Ein im Eilverfahren verabschiedetes Gesetz, das seinem Generalstaatsanwalt mehr Kontrolle über die Ermittlungsbehörden gibt, gefährdet die für den angestrebten EU-Beitritt zentralen Reformen. Die Gesetzesänderungen haben zu scharfer Kritik von EU-Spitzenvertretern geführt und in der Ukraine die grössten Proteste seit Beginn des russischen Angriffskrieges ausgelöst.
Welche Behörden sind betroffen?
Im Zentrum des Konflikts stehen das Nationale Anti-Korruptionsbüro (Nabu) und die Spezialisierte Anti-Korruptions-Staatsanwaltschaft (Sapo). Beide Institutionen wurden nach der pro-westlichen Revolution von 2014 gegründet. Ihre Aufgabe ist es, unabhängig Korruption auf hoher Ebene zu bekämpfen – eine Kernforderung für den Erhalt von westlicher Finanzhilfe in Milliardenhöhe und für den Beitritt zur EU mit ihren 27 Mitgliedstaaten. Die Behörden hatten ihre Arbeit während der russischen Invasion intensiviert und Anklagen gegen Abgeordnete, hohe Regierungsbeamte und einen ehemaligen stellvertretenden Leiter von Selenskyjs Präsidialverwaltung erhoben. Im vergangenen Monat beschuldigten sie einen stellvertretenden Ministerpräsidenten, ein Schmiergeld in Höhe von 345.000 Dollar angenommen zu haben.
Warum wurde das neue Gesetz beschlossen?
Selenskyj begründete das Vorgehen am Dienstag damit, die Behörden müssten von russischem Einfluss «gesäubert» und ihre Arbeit gestärkt und beschleunigt werden. Tags zuvor hatte der ukrainische Inlandsgeheimdienst zwei Nabu-Beamte wegen mutmasslicher Verbindungen zu Russland festgenommen und Durchsuchungen bei Mitarbeitern der Behörde vorgenommen. Kritiker bezeichneten dies als überzogen. Das neue Gesetz erlaubt es dem Generalstaatsanwalt nun, den Behörden Fälle zu entziehen und Staatsanwälte neu zuzuweisen. Kritiker werfen der Regierung vor, dies sei eine politisch motivierte Reaktion auf die Ermittlungserfolge der Behörden.

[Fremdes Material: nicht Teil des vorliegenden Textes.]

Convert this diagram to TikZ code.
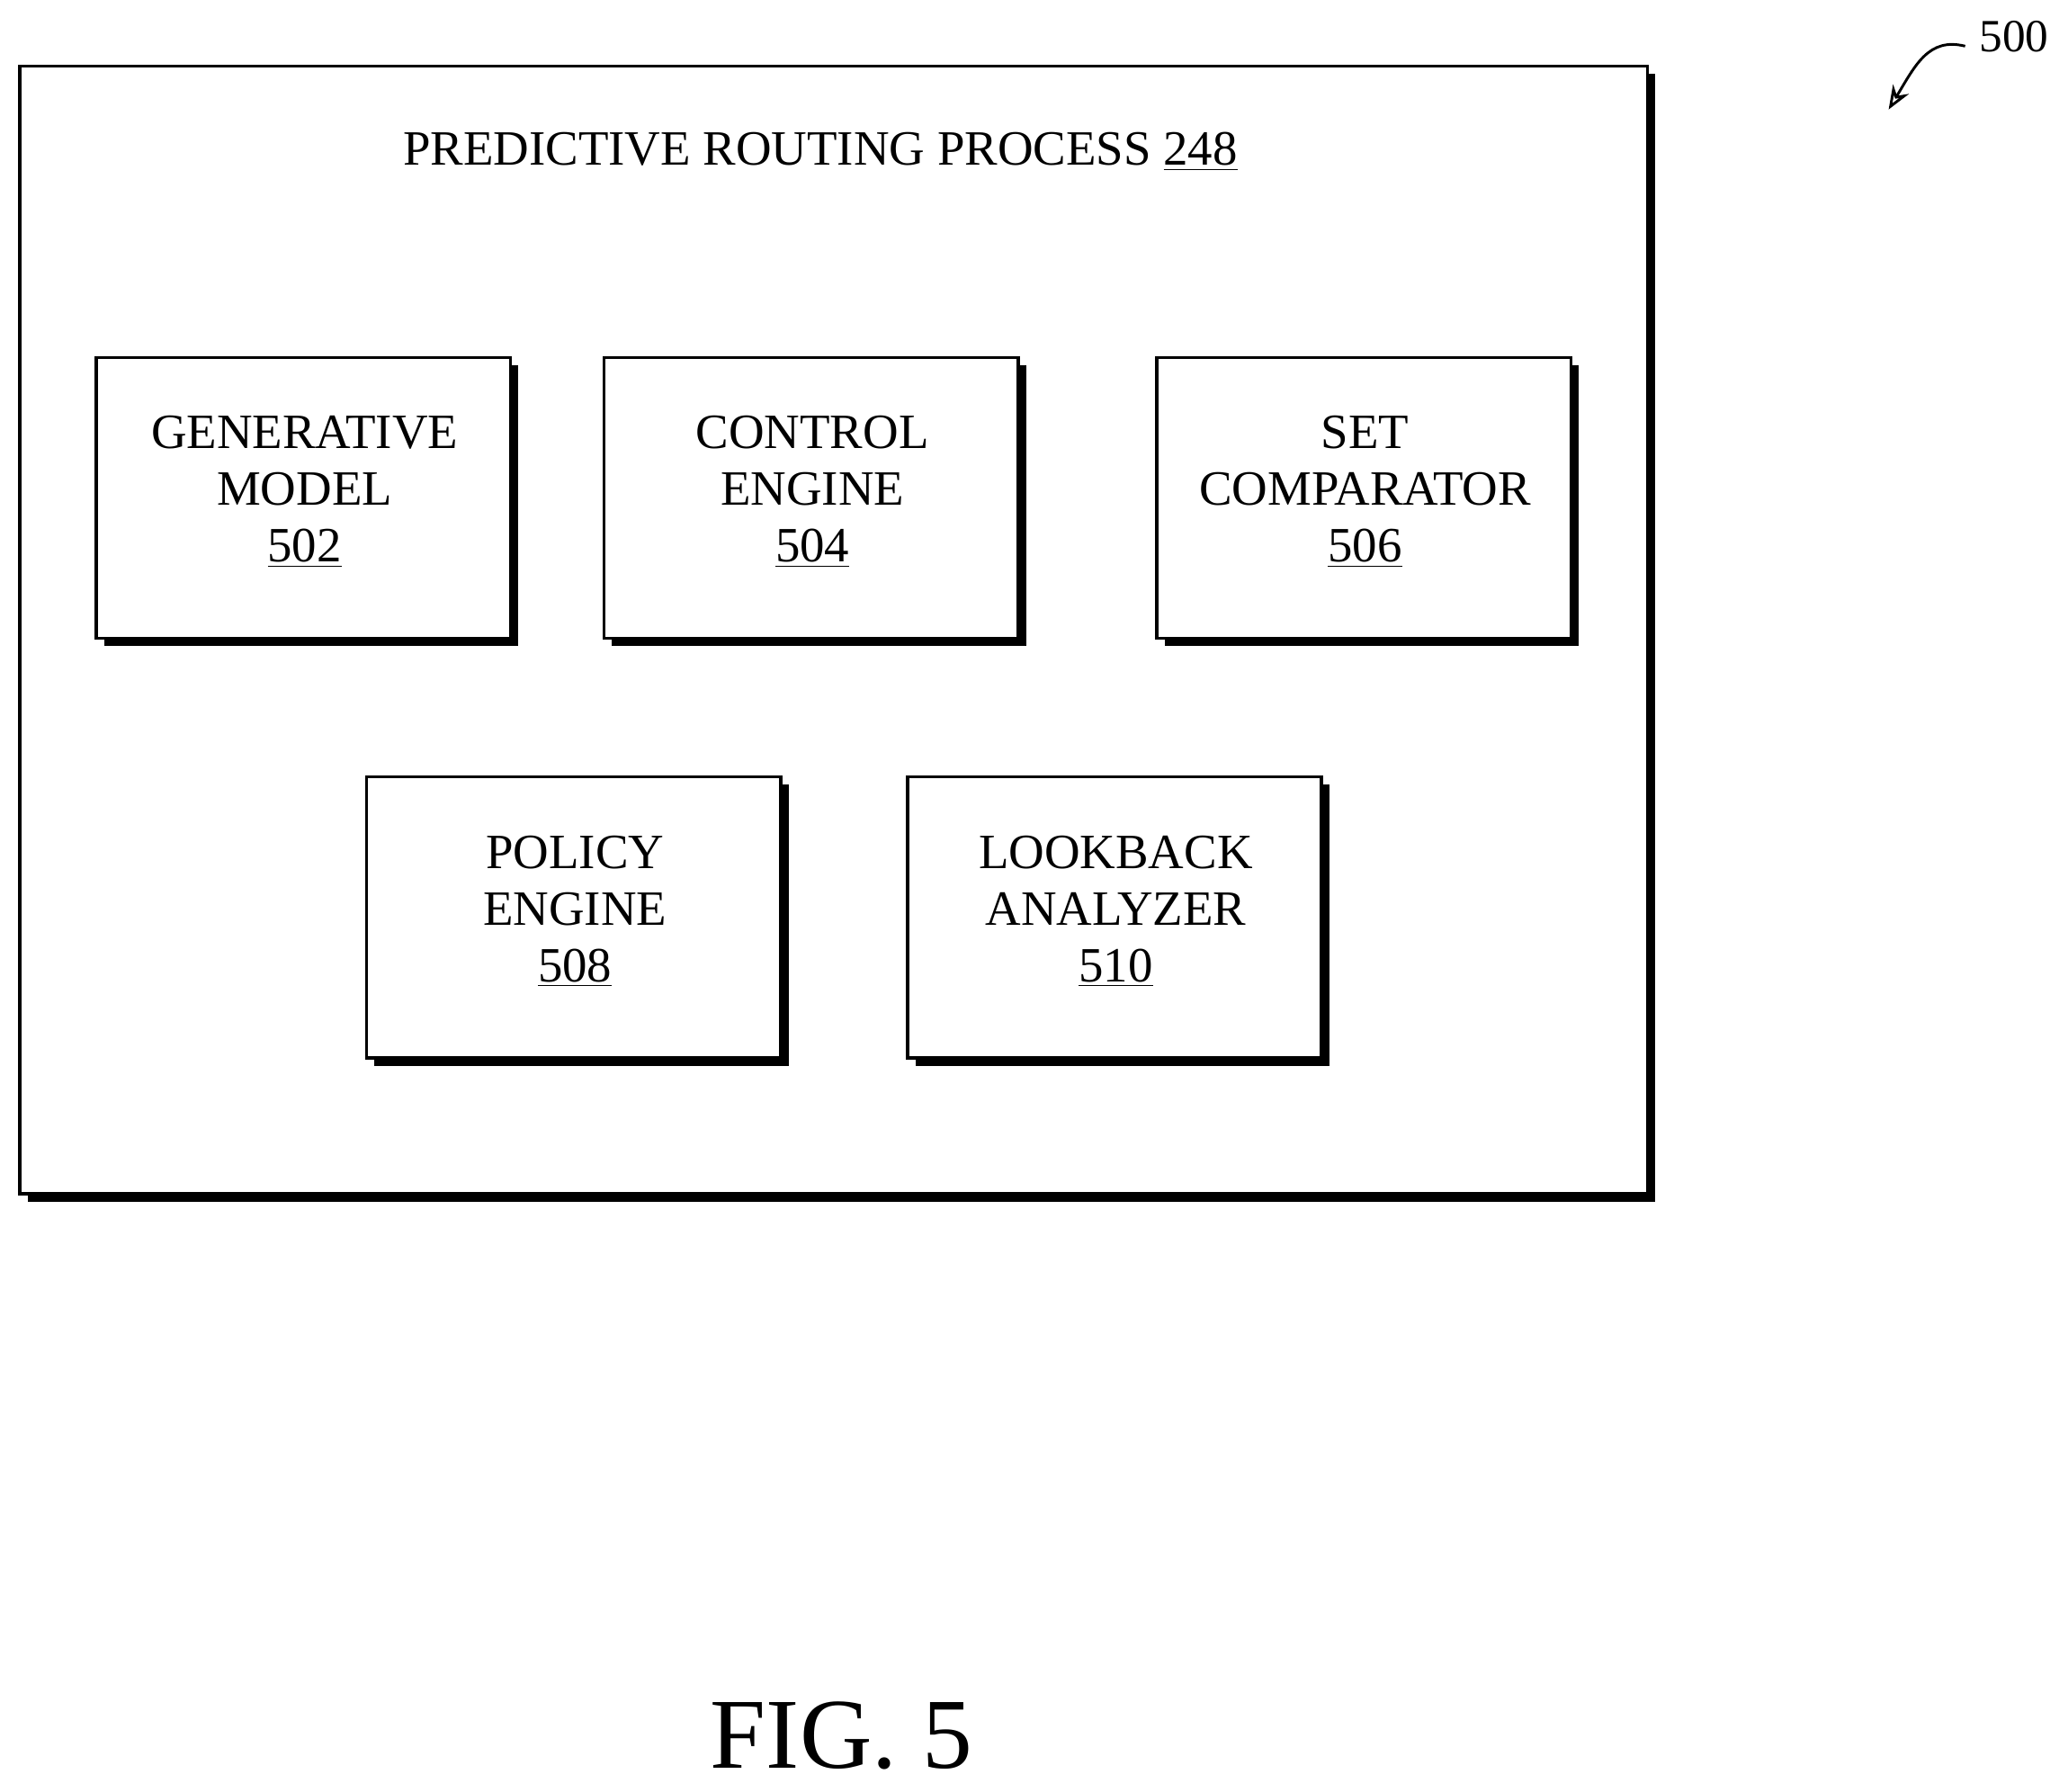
\documentclass[tikz,border=0pt]{standalone}
\usepackage{fontspec}
\setmainfont{Liberation Serif}
\usetikzlibrary{arrows.meta}
\begin{document}
\begin{tikzpicture}[x=0.5pt,y=-0.5pt,
  txt/.style={font=\fontsize{18.7}{21.5}\selectfont,align=center,inner sep=0},
  blk/.style={draw,fill=white,line width=1.2pt}]
\useasboundingbox (0,0) rectangle (1568,1358);
% outer box
\fill (21,56) rectangle (1255,911);
\draw[blk] (15,50) rectangle (1249,905);
\node[txt] (title) at (622,115) {PREDICTIVE ROUTING PROCESS \underline{248}};
\newcommand{\mybox}[5]{%
  \fill (#1+6,#2+6) rectangle (#1+320,#2+219);
  \draw[blk] (#1,#2) rectangle (#1+314,#2+213);
  \node[txt] (#5) at (#1+158,#2+102) {#3\\#4};}
\mybox{73}{271}{GENERATIVE}{MODEL\\\underline{502}}{n502}
\mybox{458}{271}{CONTROL}{ENGINE\\\underline{504}}{n504}
\mybox{877}{271}{SET}{COMPARATOR\\\underline{506}}{n506}
\mybox{278}{589}{POLICY}{ENGINE\\\underline{508}}{n508}
\mybox{688}{589}{LOOKBACK}{ANALYZER\\\underline{510}}{n510}
\node[inner sep=0,font=\fontsize{17.5}{20}\selectfont] (lbl) at (1527,28) {500};
\coordinate (s) at (1490,35);
\coordinate (e) at (1432,83);
\draw[line width=1pt,-{Stealth[length=9pt,width=7pt,open]}] (s) .. controls (1462,28) and (1452,50) .. (e);
\node[inner sep=0,font=\fontsize{38}{42}\selectfont] (fig) at (638,1316) {FIG. 5};
\end{tikzpicture}
\end{document}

Wie sehen die Reaktionen aus?
Die EU-Erweiterungskommissarin zeigte sich «ernsthaft besorgt», Bundesaussenminister Johann Wadephul sieht den Weg der Ukraine in die EU als «belastet» an. In der Ukraine versammelten sich Tausende Demonstranten in Kiew, unweit des Maidan-Platzes, dem Ort der Aufstände von 2014. Der Kampf gegen Korruption und die Hinwendung zum Westen gelten seit der russischen Invasion im Februar 2022 als entscheidend, um das Erbe der russischen Vorherrschaft abzuschütteln. Auf einem Plakat bei dem Protest stand: «Mein Bruder ist nicht für eine solche Zukunft gestorben.»
Wie geht es weiter?
Als Reaktion auf den Druck kündigte Selenskyj am Mittwoch an, innerhalb von zwei Wochen einen Plan zur besseren Korruptionsbekämpfung ausarbeiten zu lassen. Nabu und Sapo forderten ihrerseits jedoch eine gesetzliche Wiederherstellung ihrer Unabhängigkeit. Unterdessen kündigten Abgeordnete an, die Gesetzesänderungen anzufechten, während in sozialen Medien zu weiteren Protesten aufgerufen wurde.